I'll present it as the JBES Lecture, January 2014 ASSA meetings, Philadelphia. Please join if you're around. It's Friday January 3, 2:30, Pennsylvania Convention Center Room 2004-C (I think).
By the way, the 2010 Peter Hansen paper that I now cite in my final paragraph, "A Winners Curse for Econometric Models: On the Joint Distribution of In-Sample Fit and Out-of-Sample Fit and its Implications for Model Selection," is tremendously insightful. I saw Peter present it a few years ago at a Stanford summer workshop, but I didn't fully appreciate it and had forgotten about it until he reminded me when he visited Penn last week. He's withheld the 2010 and later revisions from general circulation evidently because one section still needs work. Let's hope that he gets it revised and posted soon! (A more preliminary 2009 version remains online from a University of Chicago seminar.) One of Peter's key points is that although split-sample model comparisons can be "tricked" by data mining in finite samples, just as can all model comparison procedures, split-sample comparisons appear to be harder to trick, in a sense that he makes precise. That's potentially a very big deal.

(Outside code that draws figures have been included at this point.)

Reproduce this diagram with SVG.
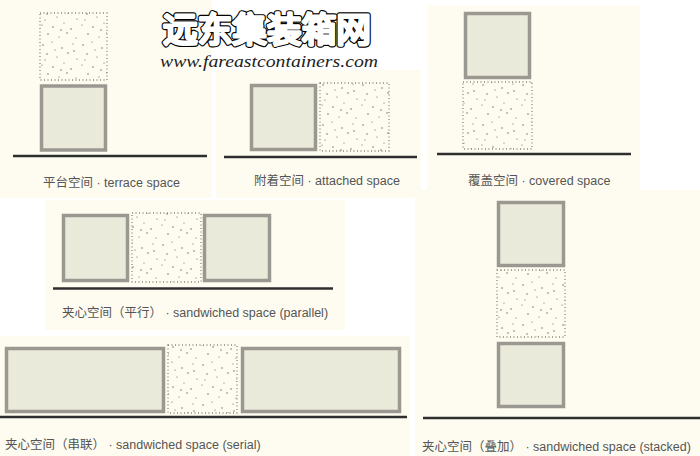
<svg xmlns="http://www.w3.org/2000/svg" width="700" height="456" viewBox="0 0 700 456">
<defs>
<pattern id="speckle" patternUnits="userSpaceOnUse" width="40" height="40">
<g fill="#5e5b4c">
<circle cx="3" cy="5" r="0.7"/><circle cx="12" cy="2" r="0.6"/><circle cx="22" cy="8" r="0.7"/><circle cx="33" cy="4" r="0.6"/>
<circle cx="7" cy="14" r="0.7"/><circle cx="17" cy="17" r="0.6"/><circle cx="28" cy="13" r="0.7"/><circle cx="37" cy="19" r="0.6"/>
<circle cx="2" cy="25" r="0.6"/><circle cx="13" cy="27" r="0.7"/><circle cx="24" cy="23" r="0.6"/><circle cx="31" cy="29" r="0.7"/>
<circle cx="8" cy="34" r="0.7"/><circle cx="19" cy="37" r="0.6"/><circle cx="27" cy="33" r="0.7"/><circle cx="36" cy="38" r="0.6"/>
<circle cx="15" cy="10" r="0.6"/><circle cx="34" cy="11" r="0.7"/><circle cx="5" cy="20" r="0.6"/><circle cx="21" cy="30" r="0.7"/>
</g>
</pattern>
</defs>
<style>
.bg{fill:#fefcf1}
.solid{fill:#eaeada;stroke:#9b9891;stroke-width:3.5}
.open{fill:url(#speckle);stroke:#8a8676;stroke-width:1.3;stroke-dasharray:1 2.5}
.ground{stroke:#2e2e2e;stroke-width:2.5}
.lbl{font-family:"Liberation Sans","Noto Sans CJK SC",sans-serif;font-size:12.5px;fill:#555}
.wm{font-family:"Noto Sans CJK SC",sans-serif;font-weight:400;font-size:34px;stroke-linejoin:round;stroke-linecap:round}
</style>
<rect width="700" height="456" fill="#ffffff"/>
<g id="backgrounds">
<rect class="bg" x="0" y="0" width="212" height="198"/>
<rect class="bg" x="216" y="70" width="205" height="128"/>
<rect class="bg" x="427" y="5" width="213" height="188"/>
<rect class="bg" x="45" y="200" width="300" height="130"/>
<rect class="bg" x="0" y="336" width="410" height="120"/>
<rect class="bg" x="415" y="190" width="285" height="266"/>
</g>
<g id="watermark">
<text class="wm" x="163" y="42" textLength="208" lengthAdjust="spacingAndGlyphs" fill="#000" stroke="#000" stroke-width="5.5">远东集装箱网</text>
<text class="wm" x="163" y="42" textLength="208" lengthAdjust="spacingAndGlyphs" fill="#fff" stroke="#fff" stroke-width="3.2">远东集装箱网</text>
<text x="160" y="67" textLength="218" lengthAdjust="spacingAndGlyphs" font-family="Liberation Serif, serif" font-style="italic" font-size="17" fill="#222">www.fareastcontainers.com</text>
</g>
<g id="ground-lines">
<line class="ground" x1="13" y1="156" x2="207" y2="156"/>
<line class="ground" x1="224" y1="157" x2="417" y2="157"/>
<line class="ground" x1="437" y1="154" x2="631" y2="154"/>
<line class="ground" x1="53" y1="288.5" x2="333" y2="288.5"/>
<line class="ground" x1="0" y1="417" x2="407" y2="417"/>
<line class="ground" x1="423" y1="418" x2="700" y2="418"/>
</g>
<g id="terrace">
<rect class="open" x="40" y="13" width="67" height="67"/>
<rect class="solid" x="41.5" y="86" width="64" height="64"/>
<text class="lbl" x="43" y="187">平台空间 · terrace space</text>
</g>
<g id="attached">
<rect class="solid" x="251.5" y="85.5" width="64" height="64"/>
<rect class="open" x="320" y="83" width="69" height="68"/>
<text class="lbl" x="254" y="185">附着空间 · attached space</text>
</g>
<g id="covered">
<rect class="solid" x="465.5" y="13.5" width="64" height="64"/>
<rect class="open" x="463" y="82" width="69" height="67"/>
<text class="lbl" x="468" y="185">覆盖空间 · covered space</text>
</g>
<g id="parallel">
<rect class="solid" x="63.5" y="215.5" width="64" height="65"/>
<rect class="open" x="132" y="213" width="69" height="69"/>
<rect class="solid" x="204.5" y="215.5" width="65" height="65"/>
<text class="lbl" x="62" y="317">夹心空间（平行） · sandwiched space (parallel)</text>
</g>
<g id="serial">
<rect class="solid" x="6.5" y="348.5" width="157" height="63"/>
<rect class="open" x="168" y="345" width="69" height="68"/>
<rect class="solid" x="242.5" y="348.5" width="157" height="63"/>
<text class="lbl" x="5" y="449">夹心空间（串联） · sandwiched space (serial)</text>
</g>
<g id="stacked">
<rect class="solid" x="498.5" y="202.5" width="65" height="63"/>
<rect class="open" x="497" y="270" width="68" height="67"/>
<rect class="solid" x="498.5" y="343.5" width="65" height="63"/>
<text class="lbl" x="422" y="451">夹心空间（叠加） · sandwiched space (stacked)</text>
</g>
</svg>
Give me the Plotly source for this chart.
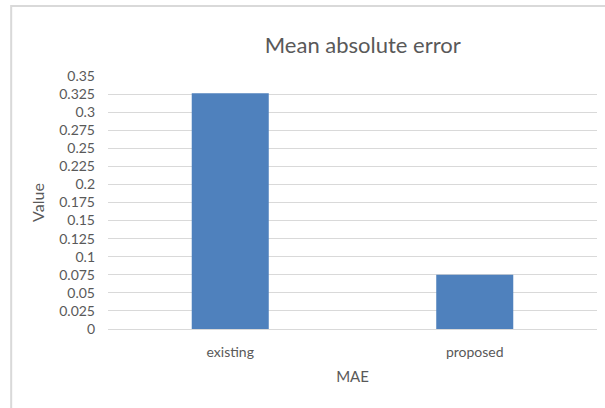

Comparing Predictive Accuracy, Twenty Years Later: A Personal Perspective on the Use and Abuse of Diebold-Mariano Tests
Abstract: The Diebold-Mariano (DM) test was intended for comparing forecasts; it has been, and remains, useful in that regard. The DM test was not intended for comparing models. Much of the large ensuing literature, however, uses DM-type tests for comparing models, in (pseudo-) out-of-sample environments. In that case, simpler yet more compelling full-sample model comparison procedures exist; they have been, and should continue to be, widely used. The hunch that (pseudo-) out-of-sample analysis is somehow the ``only," or ``best," or even necessarily a ``good" way to provide insurance against in-sample over-fitting in model comparisons proves largely false. On the other hand, (pseudo-) out-of-sample analysis remains useful for certain tasks, most notably for providing information about comparative predictive performance during particular historical episodes.